Robust platform for engineering pure-quantum-state transitions in polariton condensates

We report on pure-quantum-state polariton condensates in optical annular traps. The study of the underlying mechanism reveals that the polariton wave function always coalesces in a single pure quantum state that, counterintuitively, is always the uppermost confined state with the highest overlap with the exciton reservoir. The tunability of such states combined with the short polariton lifetime allows for ultrafast transitions between coherent mesoscopic wave functions of distinctly different symmetries, rendering optically confined polariton condensates a promising platform for applications such as many-body quantum circuitry and continuous-variable quantum processing.

Figure 1

False color-scale experimental (a)–(e) and theoretical (f)–(j) states of polariton condensates. (a),(f) ${\mathrm{\Psi }}_{00}$, (b),(g) ${\mathrm{\Psi }}_{11}$, (c),(h) ${\mathrm{\Psi }}_{01}$, (d),(i) ${\mathrm{\Psi }}_{02}$, and (e),(j) ${\mathrm{\Psi }}_{03}$. $\epsilon$ denotes the ellipticity of individual configurations.

Figure 2

Interference patterns of trapped polariton condensates: (a) ${\mathrm{\Psi }}_{01}$, (b) ${\mathrm{\Psi }}_{02}$, and (c) ${\mathrm{\Psi }}_{03}$. The interference patterns were obtained with a retroreflector configuration.

Figure 3

Evolution of ${\mathrm{\Psi }}_{04}$ for increasing excitation density.

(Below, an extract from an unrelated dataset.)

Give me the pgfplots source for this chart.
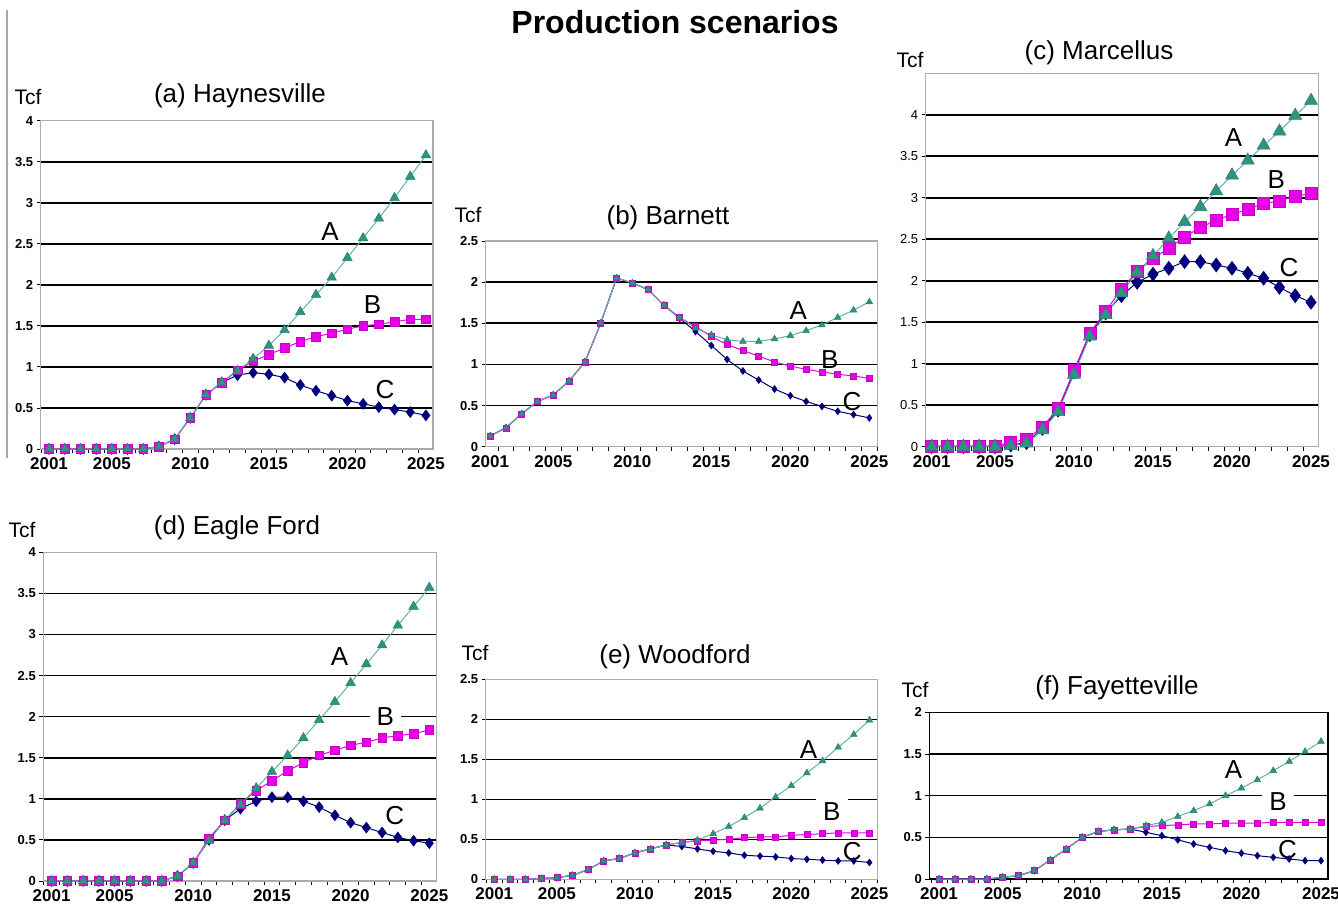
\documentclass[border=0pt]{standalone}
\usepackage{pgfplots}
\usepackage{pgfplotstable}
\pgfplotsset{compat=1.18}
\usepackage{fontspec}
\setmainfont{Liberation Sans}
\definecolor{cA}{HTML}{2E9482}
\definecolor{cAl}{HTML}{5FB3A3}
\definecolor{cB}{HTML}{E800E8}
\definecolor{cC}{HTML}{00007A}

\pgfplotstableread{
year A B C
2001 0 0 0
2002 0 0 0
2003 0 0 0
2004 0 0 0
2005 0 0 0
2006 0 0 0
2007 0 0 0
2008 0.03 0.03 0.03
2009 0.12 0.12 0.12
2010 0.38 0.38 0.38
2011 0.66 0.66 0.66
2012 0.81 0.81 0.81
2013 0.95 0.96 0.90
2014 1.10 1.07 0.93
2015 1.26 1.15 0.91
2016 1.45 1.23 0.87
2017 1.67 1.31 0.78
2018 1.88 1.37 0.71
2019 2.09 1.41 0.65
2020 2.33 1.46 0.59
2021 2.57 1.50 0.55
2022 2.81 1.52 0.51
2023 3.06 1.55 0.48
2024 3.32 1.58 0.45
2025 3.58 1.58 0.41
}\tabA

\pgfplotstableread{
year A B C
2001 0.13 0.13 0.13
2002 0.23 0.23 0.23
2003 0.40 0.40 0.40
2004 0.55 0.55 0.55
2005 0.63 0.63 0.63
2006 0.80 0.80 0.80
2007 1.03 1.03 1.03
2008 1.50 1.50 1.50
2009 2.05 2.05 2.05
2010 1.99 1.99 1.99
2011 1.91 1.91 1.91
2012 1.72 1.72 1.72
2013 1.57 1.57 1.56
2014 1.44 1.46 1.40
2015 1.36 1.34 1.23
2016 1.30 1.24 1.06
2017 1.28 1.17 0.92
2018 1.28 1.10 0.81
2019 1.31 1.03 0.70
2020 1.35 0.98 0.62
2021 1.41 0.94 0.55
2022 1.48 0.91 0.49
2023 1.57 0.88 0.43
2024 1.66 0.86 0.39
2025 1.76 0.83 0.35
}\tabB

\pgfplotstableread{
year A B C
2001 0 0.01 0
2002 0 0.01 0
2003 0 0.01 0
2004 0 0.01 0
2005 0 0.01 0
2006 0.01 0.05 0.02
2007 0.04 0.09 0.05
2008 0.20 0.24 0.22
2009 0.42 0.46 0.44
2010 0.87 0.92 0.90
2011 1.33 1.37 1.35
2012 1.59 1.63 1.61
2013 1.85 1.90 1.82
2014 2.10 2.11 1.98
2015 2.30 2.27 2.08
2016 2.51 2.39 2.15
2017 2.71 2.53 2.23
2018 2.89 2.64 2.23
2019 3.08 2.73 2.19
2020 3.27 2.80 2.15
2021 3.45 2.86 2.09
2022 3.63 2.93 2.03
2023 3.80 2.96 1.92
2024 3.99 3.02 1.82
2025 4.17 3.05 1.74
}\tabC

\pgfplotstableread{
year A B C
2001 0 0 0
2002 0 0 0
2003 0 0 0
2004 0 0 0
2005 0 0 0
2006 0 0 0
2007 0 0 0
2008 0 0 0
2009 0.06 0.06 0.06
2010 0.22 0.22 0.22
2011 0.49 0.52 0.50
2012 0.74 0.74 0.74
2013 0.93 0.94 0.88
2014 1.13 1.10 0.97
2015 1.33 1.22 1.02
2016 1.53 1.34 1.02
2017 1.74 1.44 0.97
2018 1.96 1.53 0.90
2019 2.18 1.59 0.80
2020 2.41 1.65 0.71
2021 2.64 1.69 0.65
2022 2.87 1.74 0.59
2023 3.11 1.77 0.53
2024 3.34 1.79 0.49
2025 3.57 1.84 0.46
}\tabD

\pgfplotstableread{
year A B C
2001 0 0 0
2002 0 0 0
2003 0 0 0
2004 0.01 0.01 0.01
2005 0.02 0.02 0.02
2006 0.05 0.05 0.05
2007 0.12 0.12 0.12
2008 0.23 0.23 0.23
2009 0.26 0.26 0.26
2010 0.33 0.33 0.33
2011 0.38 0.38 0.38
2012 0.43 0.43 0.43
2013 0.46 0.46 0.41
2014 0.49 0.48 0.38
2015 0.57 0.49 0.35
2016 0.66 0.50 0.33
2017 0.77 0.52 0.30
2018 0.89 0.53 0.29
2019 1.03 0.53 0.28
2020 1.17 0.55 0.26
2021 1.33 0.56 0.25
2022 1.48 0.57 0.24
2023 1.65 0.58 0.23
2024 1.81 0.58 0.23
2025 1.99 0.58 0.21
}\tabE

\pgfplotstableread{
year A B C
2001 0 0 0
2002 0 0 0
2003 0 0 0
2004 0 0 0
2005 0.02 0.02 0.02
2006 0.04 0.04 0.04
2007 0.10 0.10 0.10
2008 0.23 0.23 0.23
2009 0.36 0.36 0.36
2010 0.50 0.50 0.50
2011 0.57 0.57 0.57
2012 0.59 0.59 0.59
2013 0.60 0.60 0.60
2014 0.64 0.63 0.56
2015 0.68 0.64 0.52
2016 0.75 0.65 0.47
2017 0.82 0.66 0.42
2018 0.90 0.66 0.38
2019 1.00 0.67 0.34
2020 1.09 0.67 0.31
2021 1.19 0.67 0.28
2022 1.30 0.68 0.26
2023 1.41 0.68 0.24
2024 1.53 0.68 0.22
2025 1.65 0.68 0.22
}\tabF

\pgfplotsset{
  panel/.style={
    scale only axis, enlargelimits=false, clip=false,
    axis line style={draw=gray!65, line width=1.5pt},
    ymin=0,
    xtick={2000.5,2001.5,...,2025.5}, xticklabels={},
    extra x ticks={2001,2005,2010,2015,2020,2025},
    extra x tick labels={2001,2005,2010,2015,2020,2025},
    extra x tick style={major tick length=0pt},
    ymajorgrids,
    major grid style={black, line width=1.6pt},
    tick style={black, line width=0.9pt},
    major tick length=4pt, tick align=outside,
    xtick pos=left, ytick pos=left,
    /pgf/number format/assume math mode=true,
    xticklabel style={font=\bfseries\fontsize{17}{17}\selectfont, yshift=-5pt},
    yticklabel style={font=\bfseries\fontsize{13}{13}\selectfont},
    every axis plot/.append style={line width=1pt},
  },
  sA/.style={color=cAl, mark=triangle*, mark size=#1, mark options={fill=cA, draw=cA!85!black, line width=0.5pt, solid}},
  sB/.style={color=cB, mark=square*, mark size=#1, mark options={fill=cB, draw=cB!85!black, line width=0.5pt, solid}},
  sC/.style={color=cC, mark=diamond*, mark size=#1, mark options={fill=cC, draw=cC, line width=0.5pt, solid}},
}
\tikzset{
  lbl/.style={font=\fontsize{26}{26}\selectfont, inner sep=2pt},
  lblw/.style={font=\fontsize{26}{26}\selectfont, fill=white, inner xsep=7pt, inner ysep=4pt},
  ttl/.style={font=\fontsize{26}{26}\selectfont},
  unit/.style={font=\fontsize{21}{21}\selectfont},
}

\begin{document}
\begin{tikzpicture}[x=1pt,y=1pt]
\path[use as bounding box] (0,0) rectangle (1338,911);
\draw[gray!70, line width=1.2pt] (7,901) -- (7,453);
\node[font=\bfseries\fontsize{32}{32}\selectfont] at (675,889) {Production scenarios};

\node[unit] at (28,814) {Tcf};   \node[ttl] at (240,815) {(a) Haynesville};
\node[unit] at (468,696) {Tcf};  \node[ttl] at (668,693) {(b) Barnett};
\node[unit] at (910,851) {Tcf};  \node[ttl] at (1099,858) {(c) Marcellus};
\node[unit] at (22,381) {Tcf};   \node[ttl] at (237,383) {(d) Eagle Ford};
\node[unit] at (475,258) {Tcf};  \node[ttl] at (675,254) {(e) Woodford};
\node[unit] at (915,221) {Tcf};  \node[ttl] at (1117,223) {(f) Fayetteville};

% (a) Haynesville
\begin{axis}[panel, at={(40.7pt,462pt)}, anchor=south west, width=392.3pt, height=328.3pt,
  xmin=2000.47, xmax=2025.45, ymax=4, ytick={0,0.5,...,4}]
\addplot[sC=5.5] table[x=year,y=C]{\tabA};
\addplot[sB=4.3] table[x=year,y=B]{\tabA};
\addplot[sA=5.5] table[x=year,y=A]{\tabA};
\node[lbl] at (axis cs:2018.9,2.65) {A};
\node[lbl] at (axis cs:2021.6,1.76) {B};
\node[lbl] at (axis cs:2022.4,0.72) {C};
\end{axis}

% (b) Barnett
\begin{axis}[panel, at={(485.7pt,464.3pt)}, anchor=south west, width=392pt, height=205.7pt,
  xmin=2000.72, xmax=2025.53, ymax=2.5, ytick={0,0.5,...,2.5}]
\addplot[sC=3.5] table[x=year,y=C]{\tabB};
\addplot[sB=3] table[x=year,y=B]{\tabB};
\addplot[sA=3.8] table[x=year,y=A]{\tabB};
\node[lbl] at (axis cs:2020.5,1.66) {A};
\node[lbl] at (axis cs:2022.5,1.06) {B};
\node[lbl] at (axis cs:2023.9,0.55) {C};
\end{axis}

% (c) Marcellus
\begin{axis}[panel, at={(925.7pt,464.3pt)}, anchor=south west, width=392.6pt, height=373.4pt,
  xmin=2000.62, xmax=2025.46, ymax=4.5, ytick={0,0.5,...,4},
  yticklabel style={font=\fontsize{13}{13}\selectfont}]
\addplot[sC=7] table[x=year,y=C]{\tabC};
\addplot[sB=6] table[x=year,y=B]{\tabC};
\addplot[sA=7.5] table[x=year,y=A]{\tabC};
\node[lbl] at (axis cs:2020.1,3.72) {A};
\node[lbl] at (axis cs:2022.8,3.22) {B};
\node[lbl] at (axis cs:2023.6,2.16) {C};
\end{axis}

% (d) Eagle Ford
\begin{axis}[panel, at={(43.3pt,30pt)}, anchor=south west, width=393.4pt, height=328.7pt,
  xmin=2000.47, xmax=2025.47, ymax=4, ytick={0,0.5,...,4}]
\addplot[sC=5.5] table[x=year,y=C]{\tabD};
\addplot[sB=4.3] table[x=year,y=B]{\tabD};
\addplot[sA=5.5] table[x=year,y=A]{\tabD};
\node[lbl] at (axis cs:2019.3,2.73) {A};
\node[lblw] at (axis cs:2022.2,2.0) {B};
\node[lbl] at (axis cs:2022.8,0.80) {C};
\end{axis}

% (e) Woodford
\begin{axis}[panel, at={(485.7pt,31.7pt)}, anchor=south west, width=392pt, height=200pt,
  xmin=2000.45, xmax=2025.53, ymax=2.5, ytick={0,0.5,...,2.5}]
\addplot[sC=3.5] table[x=year,y=C]{\tabE};
\addplot[sB=3] table[x=year,y=B]{\tabE};
\addplot[sA=3.8] table[x=year,y=A]{\tabE};
\node[lbl] at (axis cs:2021.1,1.62) {A};
\node[lblw, inner ysep=8pt] at (axis cs:2022.6,0.85) {B};
\node[lbl] at (axis cs:2023.9,0.35) {C};
\end{axis}

% (f) Fayetteville
\begin{axis}[panel, at={(929.3pt,32pt)}, anchor=south west, width=398.7pt, height=166.7pt,
  xmin=2000.39, xmax=2025.44, ymax=2, ytick={0,0.5,...,2},
  axis line style={draw=black, line width=1.2pt}]
\addplot[sC=3.5] table[x=year,y=C]{\tabF};
\addplot[sB=3] table[x=year,y=B]{\tabF};
\addplot[sA=3.8] table[x=year,y=A]{\tabF};
\node[lbl] at (axis cs:2019.5,1.31) {A};
\node[lblw, inner ysep=8pt] at (axis cs:2022.3,0.93) {B};
\node[lbl] at (axis cs:2022.9,0.35) {C};
\end{axis}
\end{tikzpicture}
\end{document}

Bottom panel: (a) ${\mathrm{\Psi }}_{04}$ at $P=1.03P_{\text{th}}$. (b) Subsequent increase of the power results at the appearance of ${\mathrm{\Psi }}_{05}$. Top panel: Schematic representation of the confined energy states for two different barrier heights. (c) Profiles of the wave function for different excitation densities extracted along the dashed white lines in (a) and (b). (d) Corresponding energy difference with respect to the energy at the coherence threshold for increasing excitation power normalized at the coherence threshold power $P_{\text{th}}$. Inset in (d) shows the spectra of the points denoted by the arrows.

Figure 4

False color-scale real-space tomographic frames in the time domain. (a) ${\mathrm{\Psi }}_{01}$ state at $-30$ ps and (b) subsequent transition to ${\mathrm{\Psi }}_{00}$ at 30 ps. (c) Intensity-normalized time evolution of the emission energy showing the characteristic energy jump at the transition threshold.

Figure 5

Polariton dispersion at $-30$ ps (a), 0 ps, (b), and 30 ps (c). White dotted lines in (a) denote the integrated area from which Fig. 4 was extracted. (d) Schematic representation of the momentum acquired by polaritons tunneling outside the potential trap (potential and dispersion energy not in scale). (e) Intensity-normalized time evolution of $k_x$, showing the characteristic $\mathrm{\Delta }{k}_x$ jump of the tunneling mode.